National Water Company scraps treatment plant privatisation

18 December 2009

State firm to pay for construction of third wastewater facility

Saudi Arabia’s National Water Company (NWC) has scrapped plans to privatise the three wastewater treatment plants it is building at Al-Kharj in Riyadh.

NWC has changed its approach because Saudi Arabia’s Finance Ministry has failed to offer potential private developers a guarantee that it will step in if NWC runs into financial difficulties making its payments for using the waste-water treatment service.

Only one of the plants – a 100,000-cubic-metre-a-day (cm/d) facility – is operational. A second 100,000-cm/d plant is currently being built by local contractor Al-Khuraif Group.

NWC will prequalify construction firms for the contract to build the third plant before the end of December, according to one source at the utility.
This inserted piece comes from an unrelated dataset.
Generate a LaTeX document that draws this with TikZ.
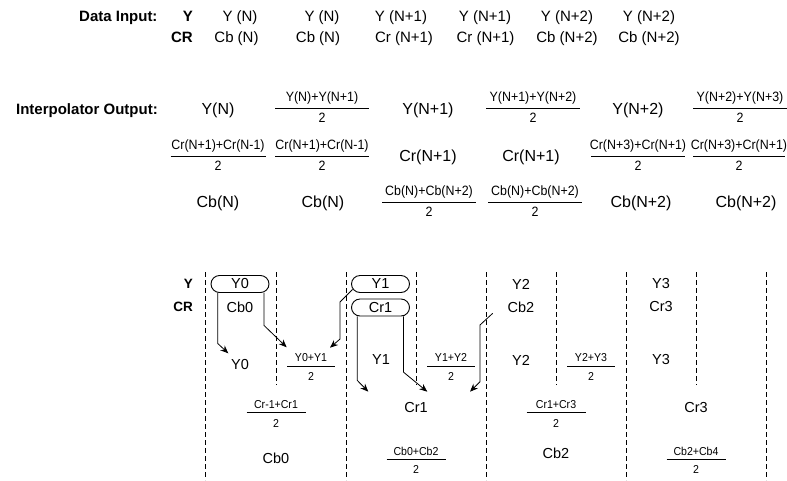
\documentclass[tikz,border=0pt]{standalone}
\usepackage{fontspec}
\setmainfont{Liberation Sans}
\newfontfamily\narrowfont[FakeStretch=0.92]{Liberation Sans}
\usetikzlibrary{arrows.meta}
\newcommand\mkfrac[6]{%
  \coordinate (#1) at (#2,#3);
  \draw[fracbar] ([xshift=-#4pt]#1) -- ([xshift=#4pt]#1);
  \node[#6num] (#1-n) at (#1) {#5};
  \node[#6den] (#1-d) at (#1) {2};
}
\begin{document}
\begin{tikzpicture}[x=1pt,y=-1pt,
  lbl/.style={font=\fontsize{15}{18}\selectfont\bfseries, anchor=base east, inner sep=0pt},
  slbl/.style={font=\fontsize{13.5}{16}\selectfont\bfseries, anchor=east, inner sep=0pt},
  toptxt/.style={font=\fontsize{15}{18}\selectfont, anchor=base, inner sep=0pt},
  iotxt/.style={font=\fontsize{16}{19}\selectfont, anchor=base, inner sep=0pt},
  iofnum/.style={font=\narrowfont\fontsize{13.5}{16}\selectfont, anchor=base, inner sep=0pt, yshift=7pt},
  iofden/.style={font=\narrowfont\fontsize{13.5}{16}\selectfont, anchor=base, inner sep=0pt, yshift=-14pt},
  smfnum/.style={font=\narrowfont\fontsize{11.5}{14}\selectfont, anchor=base, inner sep=0pt, yshift=4.3pt},
  smfden/.style={font=\narrowfont\fontsize{11.5}{14}\selectfont, anchor=base, inner sep=0pt, yshift=-14.5pt},
  fracbar/.style={line width=0.9pt},
  btxt/.style={font=\fontsize{14.5}{17}\selectfont, inner sep=0pt},
  oval/.style={draw, line width=0.9pt, rounded corners=8.5pt, minimum width=58pt, minimum height=17pt, inner sep=0pt, font=\fontsize{14.5}{17}\selectfont},
  guide/.style={dash pattern=on 5pt off 3pt, line width=0.9pt},
  arr/.style={line width=0.8pt, -{Stealth[length=8pt,width=6.5pt]}},
]
\useasboundingbox (0,0) rectangle (787,480);

% ---------- Data input ----------
\node[lbl] (di) at (157.7,21.7) {Data Input:};
\node[lbl] (diy) at (193,21.7) {Y};
\node[lbl] (dicr) at (193,42.3) {CR};
\node[toptxt] (ty1) at (240,21.7) {Y (N)};
\node[toptxt] (ty2) at (322,21.7) {Y (N)};
\node[toptxt] (ty3) at (401,21.7) {Y (N+1)};
\node[toptxt] (ty4) at (485,21.7) {Y (N+1)};
\node[toptxt] (ty5) at (567,21.7) {Y (N+2)};
\node[toptxt] (ty6) at (649,21.7) {Y (N+2)};
\node[toptxt] (tc1) at (236.5,42.3) {Cb (N)};
\node[toptxt] (tc2) at (318,42.3) {Cb (N)};
\node[toptxt] (tc3) at (404,42.3) {Cr (N+1)};
\node[toptxt] (tc4) at (485.5,42.3) {Cr (N+1)};
\node[toptxt] (tc5) at (567,42.3) {Cb (N+2)};
\node[toptxt] (tc6) at (649,42.3) {Cb (N+2)};

% ---------- Interpolator output ----------
\node[lbl] (io) at (158,114) {Interpolator Output:};
\node[iotxt] (r1a) at (218,114) {Y(N)};
\mkfrac{r1b}{322}{108.5}{47}{Y(N)+Y(N+1)}{iof}
\node[iotxt] (r1c) at (428,114) {Y(N+1)};
\mkfrac{r1d}{533}{108.5}{47}{Y(N+1)+Y(N+2)}{iof}
\node[iotxt] (r1e) at (638,114) {Y(N+2)};
\mkfrac{r1f}{740}{108.5}{47}{Y(N+2)+Y(N+3)}{iof}

\mkfrac{r2a}{218}{156}{47.5}{Cr(N+1)+Cr(N-1)}{iof}
\mkfrac{r2b}{322}{156}{47}{Cr(N+1)+Cr(N-1)}{iof}
\node[iotxt] (r2c) at (428,161) {Cr(N+1)};
\node[iotxt] (r2d) at (531,161) {Cr(N+1)};
\mkfrac{r2e}{638}{156}{47}{Cr(N+3)+Cr(N+1)}{iof}
\mkfrac{r2f}{739}{156}{46}{Cr(N+3)+Cr(N+1)}{iof}

\node[iotxt] (r3a) at (218,207) {Cb(N)};
\node[iotxt] (r3b) at (323,207) {Cb(N)};
\mkfrac{r3c}{429}{202}{47}{Cb(N)+Cb(N+2)}{iof}
\mkfrac{r3d}{535}{202}{47}{Cb(N)+Cb(N+2)}{iof}
\node[iotxt] (r3e) at (641,207) {Cb(N+2)};
\node[iotxt] (r3f) at (746,207) {Cb(N+2)};

% ---------- Sampling diagram ----------
\foreach \x in {205,346,486,626,766} \draw[guide] (\x,272) -- (\x,480);
\foreach \x in {276,416,556,696} \draw[guide] (\x,272) -- (\x,385);

\node[slbl] (by) at (193,284) {Y};
\node[slbl] (bcr) at (193,307) {CR};

\node[oval] (y0) at (240,284) {Y0};
\node[btxt] (cb0) at (240,307) {Cb0};
\node[oval] (y1) at (380.5,284) {Y1};
\node[oval] (cr1) at (380.5,307.5) {Cr1};
\node[btxt] (y2) at (521,284) {Y2};
\node[btxt] (cb2) at (521,307) {Cb2};
\node[btxt] (y3) at (661,284) {Y3};
\node[btxt] (cr3) at (661,307) {Cr3};

\node[btxt] (oy0) at (240,365) {Y0};
\mkfrac{oy01}{311}{366}{24}{Y0+Y1}{smf}
\node[btxt] (oy1) at (381,360) {Y1};
\mkfrac{oy12}{451}{366}{24}{Y1+Y2}{smf}
\node[btxt] (oy2) at (521,360) {Y2};
\mkfrac{oy23}{591}{366}{24}{Y2+Y3}{smf}
\node[btxt] (oy3) at (661,360) {Y3};

\mkfrac{ocr01}{276}{412.7}{29.5}{Cr-1+Cr1}{smf}
\node[btxt] (ocr1) at (416,407) {Cr1};
\mkfrac{ocr13}{556}{412.7}{29.5}{Cr1+Cr3}{smf}
\node[btxt] (ocr3) at (696,407) {Cr3};

\node[btxt] (ocb0) at (276,458) {Cb0};
\mkfrac{ocb02}{416}{459.3}{29.5}{Cb0+Cb2}{smf}
\node[btxt] (ocb2) at (556,453) {Cb2};
\mkfrac{ocb24}{696}{459.3}{29.5}{Cb2+Cb4}{smf}

% arrow end points
\coordinate (a1e) at (228.3,353.3);
\coordinate (a2e) at (286.7,347.3);
\coordinate (a3e) at (330,347.7);
\coordinate (a4e) at (368.3,391.7);
\coordinate (a5e) at (427.3,391.7);
\coordinate (a6s) at (492.7,313.3);
\coordinate (a6e) at (470,391.7);

\draw[arr] ([xshift=-22.3pt]y0.south) -- ++(0,50.5) -- (a1e);
\draw[arr] ([xshift=24pt]y0.south) -- ++(0,32.5) -- (a2e);
\draw[arr] ([shift={(1.5,5.5)}]y1.west) -- ++(-12.5,12.5) -- ++(0,37) -- (a3e);
\draw[arr] ([xshift=-23.2pt]cr1.south) -- ++(0,64) -- (a4e);
\draw[arr] ([xshift=23pt]cr1.south) -- ++(0,55.7) -- (a5e);
\draw[arr] (a6s) -- ++(-12.7,11.7) -- ++(0,56.7) -- (a6e);
\end{tikzpicture}
\end{document}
Under NWC’s original plans, it would have sold the rights to operate all three plants to a private developer, which would have taken over the sole operational plant immediately and acquired the second when construction was completed. As a condition of the privatisation, the developer would have had to finance, build and operate a third plant with a capacity of 160,000 cm/d.

Through the privatisation, NWC hoped to benefit from a foreign developer’s technology.

“The whole point of the privatisation process was to bring in international developers,” says the developer. “But international firms want security. Without a government guarantee, the project is only likely to attract Saudi developers.”

Now, instead of selling the plants, NWC will retain ownership of the two that are in hand and pay for the construction of the third.